**Exercise materials**.
■ ■ ■ ■
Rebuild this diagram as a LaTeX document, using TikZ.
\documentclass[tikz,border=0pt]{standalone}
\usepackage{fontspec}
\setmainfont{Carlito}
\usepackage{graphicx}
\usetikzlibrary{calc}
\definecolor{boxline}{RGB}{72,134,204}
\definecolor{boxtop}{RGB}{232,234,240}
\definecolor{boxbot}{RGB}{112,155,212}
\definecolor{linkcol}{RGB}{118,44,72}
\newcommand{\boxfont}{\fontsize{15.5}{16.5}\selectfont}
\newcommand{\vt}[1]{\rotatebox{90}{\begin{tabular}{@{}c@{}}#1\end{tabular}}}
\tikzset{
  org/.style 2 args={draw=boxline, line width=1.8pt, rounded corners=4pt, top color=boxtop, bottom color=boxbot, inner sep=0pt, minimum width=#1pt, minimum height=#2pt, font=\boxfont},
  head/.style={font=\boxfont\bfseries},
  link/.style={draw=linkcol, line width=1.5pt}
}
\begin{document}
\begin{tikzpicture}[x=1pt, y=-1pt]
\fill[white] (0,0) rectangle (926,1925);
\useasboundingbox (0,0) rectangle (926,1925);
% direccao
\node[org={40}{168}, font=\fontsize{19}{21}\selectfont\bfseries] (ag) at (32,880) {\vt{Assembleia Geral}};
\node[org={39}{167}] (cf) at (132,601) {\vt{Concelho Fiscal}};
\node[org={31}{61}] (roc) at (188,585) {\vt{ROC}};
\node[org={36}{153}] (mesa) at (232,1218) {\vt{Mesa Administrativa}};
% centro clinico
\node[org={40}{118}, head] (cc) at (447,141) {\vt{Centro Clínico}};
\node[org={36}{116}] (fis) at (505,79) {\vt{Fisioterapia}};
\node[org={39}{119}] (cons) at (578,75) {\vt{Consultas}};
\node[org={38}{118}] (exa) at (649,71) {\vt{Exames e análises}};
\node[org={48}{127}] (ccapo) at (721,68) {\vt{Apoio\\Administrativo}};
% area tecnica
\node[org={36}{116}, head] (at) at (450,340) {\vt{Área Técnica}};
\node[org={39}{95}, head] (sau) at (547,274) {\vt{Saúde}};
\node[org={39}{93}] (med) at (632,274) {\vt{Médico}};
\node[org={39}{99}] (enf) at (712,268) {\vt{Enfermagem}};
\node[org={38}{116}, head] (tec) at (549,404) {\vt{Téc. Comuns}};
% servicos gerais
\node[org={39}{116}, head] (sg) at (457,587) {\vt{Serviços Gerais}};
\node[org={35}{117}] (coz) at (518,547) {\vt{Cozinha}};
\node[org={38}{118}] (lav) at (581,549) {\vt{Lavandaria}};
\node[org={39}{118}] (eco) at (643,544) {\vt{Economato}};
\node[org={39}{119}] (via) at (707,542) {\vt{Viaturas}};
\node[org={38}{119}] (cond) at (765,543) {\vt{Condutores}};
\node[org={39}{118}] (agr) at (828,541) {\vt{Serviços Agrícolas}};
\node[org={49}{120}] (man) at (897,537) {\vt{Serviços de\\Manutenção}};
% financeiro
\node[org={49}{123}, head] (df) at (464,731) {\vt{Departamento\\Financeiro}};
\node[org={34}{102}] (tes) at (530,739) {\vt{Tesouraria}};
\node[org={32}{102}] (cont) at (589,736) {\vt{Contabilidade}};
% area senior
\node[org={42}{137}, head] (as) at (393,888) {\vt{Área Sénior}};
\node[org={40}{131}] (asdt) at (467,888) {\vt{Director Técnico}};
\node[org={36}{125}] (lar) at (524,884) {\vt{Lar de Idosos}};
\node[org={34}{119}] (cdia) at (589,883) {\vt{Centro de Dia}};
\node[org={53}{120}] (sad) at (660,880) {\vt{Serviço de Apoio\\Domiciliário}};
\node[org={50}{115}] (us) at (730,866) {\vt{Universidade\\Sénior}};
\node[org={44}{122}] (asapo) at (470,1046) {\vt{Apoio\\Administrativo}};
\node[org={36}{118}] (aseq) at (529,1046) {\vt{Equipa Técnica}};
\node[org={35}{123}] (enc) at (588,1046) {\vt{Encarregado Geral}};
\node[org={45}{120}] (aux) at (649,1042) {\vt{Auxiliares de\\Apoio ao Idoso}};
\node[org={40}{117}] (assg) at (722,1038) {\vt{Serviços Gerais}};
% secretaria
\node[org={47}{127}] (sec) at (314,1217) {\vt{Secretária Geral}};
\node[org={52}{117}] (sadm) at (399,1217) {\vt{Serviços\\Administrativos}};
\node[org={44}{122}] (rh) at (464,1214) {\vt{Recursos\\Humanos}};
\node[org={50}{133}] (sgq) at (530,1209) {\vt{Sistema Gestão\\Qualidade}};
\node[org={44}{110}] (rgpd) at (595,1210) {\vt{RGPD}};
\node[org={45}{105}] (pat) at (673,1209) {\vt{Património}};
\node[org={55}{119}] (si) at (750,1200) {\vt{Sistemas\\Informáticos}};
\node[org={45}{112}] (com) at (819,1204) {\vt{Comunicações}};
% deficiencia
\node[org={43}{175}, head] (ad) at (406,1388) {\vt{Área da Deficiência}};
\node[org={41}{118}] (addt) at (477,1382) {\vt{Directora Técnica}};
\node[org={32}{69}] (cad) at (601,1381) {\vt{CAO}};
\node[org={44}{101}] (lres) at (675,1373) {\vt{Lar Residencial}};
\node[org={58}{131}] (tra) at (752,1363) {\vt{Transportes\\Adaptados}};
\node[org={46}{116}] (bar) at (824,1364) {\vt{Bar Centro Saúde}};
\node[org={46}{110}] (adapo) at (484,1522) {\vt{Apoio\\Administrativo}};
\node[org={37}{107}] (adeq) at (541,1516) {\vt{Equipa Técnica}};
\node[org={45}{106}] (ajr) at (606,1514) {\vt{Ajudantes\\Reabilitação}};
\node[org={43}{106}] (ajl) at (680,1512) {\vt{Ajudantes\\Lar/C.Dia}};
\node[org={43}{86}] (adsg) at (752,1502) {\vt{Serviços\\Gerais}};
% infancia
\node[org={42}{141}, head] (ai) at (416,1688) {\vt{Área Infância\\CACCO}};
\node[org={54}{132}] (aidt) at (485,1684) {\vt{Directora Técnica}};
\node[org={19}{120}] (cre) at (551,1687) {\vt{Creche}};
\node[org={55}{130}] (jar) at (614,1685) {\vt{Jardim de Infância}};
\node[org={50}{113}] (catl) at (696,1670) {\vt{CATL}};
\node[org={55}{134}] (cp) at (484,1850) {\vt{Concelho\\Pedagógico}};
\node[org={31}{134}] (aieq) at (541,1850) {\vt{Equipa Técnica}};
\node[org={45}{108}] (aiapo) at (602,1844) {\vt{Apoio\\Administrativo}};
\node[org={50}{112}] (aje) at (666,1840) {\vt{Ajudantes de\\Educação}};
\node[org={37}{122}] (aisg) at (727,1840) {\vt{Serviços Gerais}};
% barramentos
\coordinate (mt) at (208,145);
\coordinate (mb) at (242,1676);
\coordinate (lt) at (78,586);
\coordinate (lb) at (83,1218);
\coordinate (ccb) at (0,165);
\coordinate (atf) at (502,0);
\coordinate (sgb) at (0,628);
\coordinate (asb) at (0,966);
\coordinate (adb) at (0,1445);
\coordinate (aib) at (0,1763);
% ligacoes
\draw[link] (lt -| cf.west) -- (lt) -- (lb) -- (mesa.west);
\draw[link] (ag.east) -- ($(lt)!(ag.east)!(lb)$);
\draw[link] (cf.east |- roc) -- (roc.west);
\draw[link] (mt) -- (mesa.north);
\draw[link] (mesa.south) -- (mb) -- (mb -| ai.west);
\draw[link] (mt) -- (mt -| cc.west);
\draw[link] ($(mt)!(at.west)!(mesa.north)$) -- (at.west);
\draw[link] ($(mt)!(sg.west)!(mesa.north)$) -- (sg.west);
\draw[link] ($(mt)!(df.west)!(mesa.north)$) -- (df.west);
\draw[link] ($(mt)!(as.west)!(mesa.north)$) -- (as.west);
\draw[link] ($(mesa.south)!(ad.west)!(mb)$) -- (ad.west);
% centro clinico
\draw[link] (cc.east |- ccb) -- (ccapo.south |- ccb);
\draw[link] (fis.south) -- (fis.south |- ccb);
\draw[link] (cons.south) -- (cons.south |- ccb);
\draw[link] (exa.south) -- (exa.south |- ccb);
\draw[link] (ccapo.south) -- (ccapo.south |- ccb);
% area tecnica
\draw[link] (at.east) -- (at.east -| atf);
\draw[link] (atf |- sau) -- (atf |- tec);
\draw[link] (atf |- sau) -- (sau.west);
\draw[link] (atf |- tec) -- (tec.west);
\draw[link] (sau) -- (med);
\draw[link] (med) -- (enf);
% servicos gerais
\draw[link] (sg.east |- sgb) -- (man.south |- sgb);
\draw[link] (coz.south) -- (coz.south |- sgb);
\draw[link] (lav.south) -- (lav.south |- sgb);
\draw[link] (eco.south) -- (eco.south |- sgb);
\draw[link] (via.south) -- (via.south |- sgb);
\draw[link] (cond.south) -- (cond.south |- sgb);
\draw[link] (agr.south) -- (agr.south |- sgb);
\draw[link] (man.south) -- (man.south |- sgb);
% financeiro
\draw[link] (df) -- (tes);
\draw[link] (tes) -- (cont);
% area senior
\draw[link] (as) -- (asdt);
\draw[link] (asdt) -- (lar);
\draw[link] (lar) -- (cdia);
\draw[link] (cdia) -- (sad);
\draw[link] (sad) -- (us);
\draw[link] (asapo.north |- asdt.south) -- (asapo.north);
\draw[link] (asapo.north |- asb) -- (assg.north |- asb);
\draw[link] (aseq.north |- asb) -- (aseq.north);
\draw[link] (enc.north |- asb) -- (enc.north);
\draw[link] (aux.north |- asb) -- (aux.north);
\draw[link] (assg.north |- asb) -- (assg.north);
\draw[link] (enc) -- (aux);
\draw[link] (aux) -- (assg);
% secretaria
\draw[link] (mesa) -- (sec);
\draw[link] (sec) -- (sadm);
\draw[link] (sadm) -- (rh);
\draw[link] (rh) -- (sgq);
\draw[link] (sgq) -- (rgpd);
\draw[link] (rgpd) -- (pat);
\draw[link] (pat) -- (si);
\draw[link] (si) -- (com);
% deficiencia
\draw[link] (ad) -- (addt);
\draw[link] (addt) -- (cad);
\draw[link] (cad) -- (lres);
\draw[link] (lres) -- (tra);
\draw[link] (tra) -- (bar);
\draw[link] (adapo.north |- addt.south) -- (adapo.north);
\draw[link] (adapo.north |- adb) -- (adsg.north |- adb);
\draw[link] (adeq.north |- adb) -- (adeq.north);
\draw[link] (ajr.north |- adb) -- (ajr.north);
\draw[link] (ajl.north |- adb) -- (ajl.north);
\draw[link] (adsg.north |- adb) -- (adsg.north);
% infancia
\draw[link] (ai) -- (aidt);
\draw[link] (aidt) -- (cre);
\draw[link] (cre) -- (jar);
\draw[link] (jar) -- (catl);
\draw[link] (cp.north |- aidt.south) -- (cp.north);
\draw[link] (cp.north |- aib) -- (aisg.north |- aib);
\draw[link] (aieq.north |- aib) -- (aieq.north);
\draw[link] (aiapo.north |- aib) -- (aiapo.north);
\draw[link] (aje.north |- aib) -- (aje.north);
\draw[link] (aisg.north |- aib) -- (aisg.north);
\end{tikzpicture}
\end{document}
■ ■ ■ ■
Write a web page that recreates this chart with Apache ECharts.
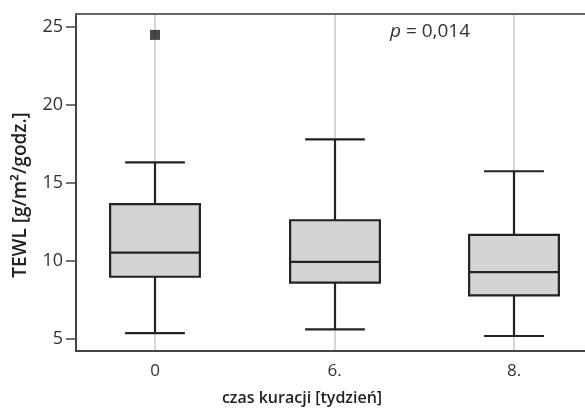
■ ■ ■ ■
**The request**.
Scan the lines above for "this", then copy every one that has it.

**Task result**.
Rebuild this diagram as a LaTeX document, using TikZ.
Write a web page that recreates this chart with Apache ECharts.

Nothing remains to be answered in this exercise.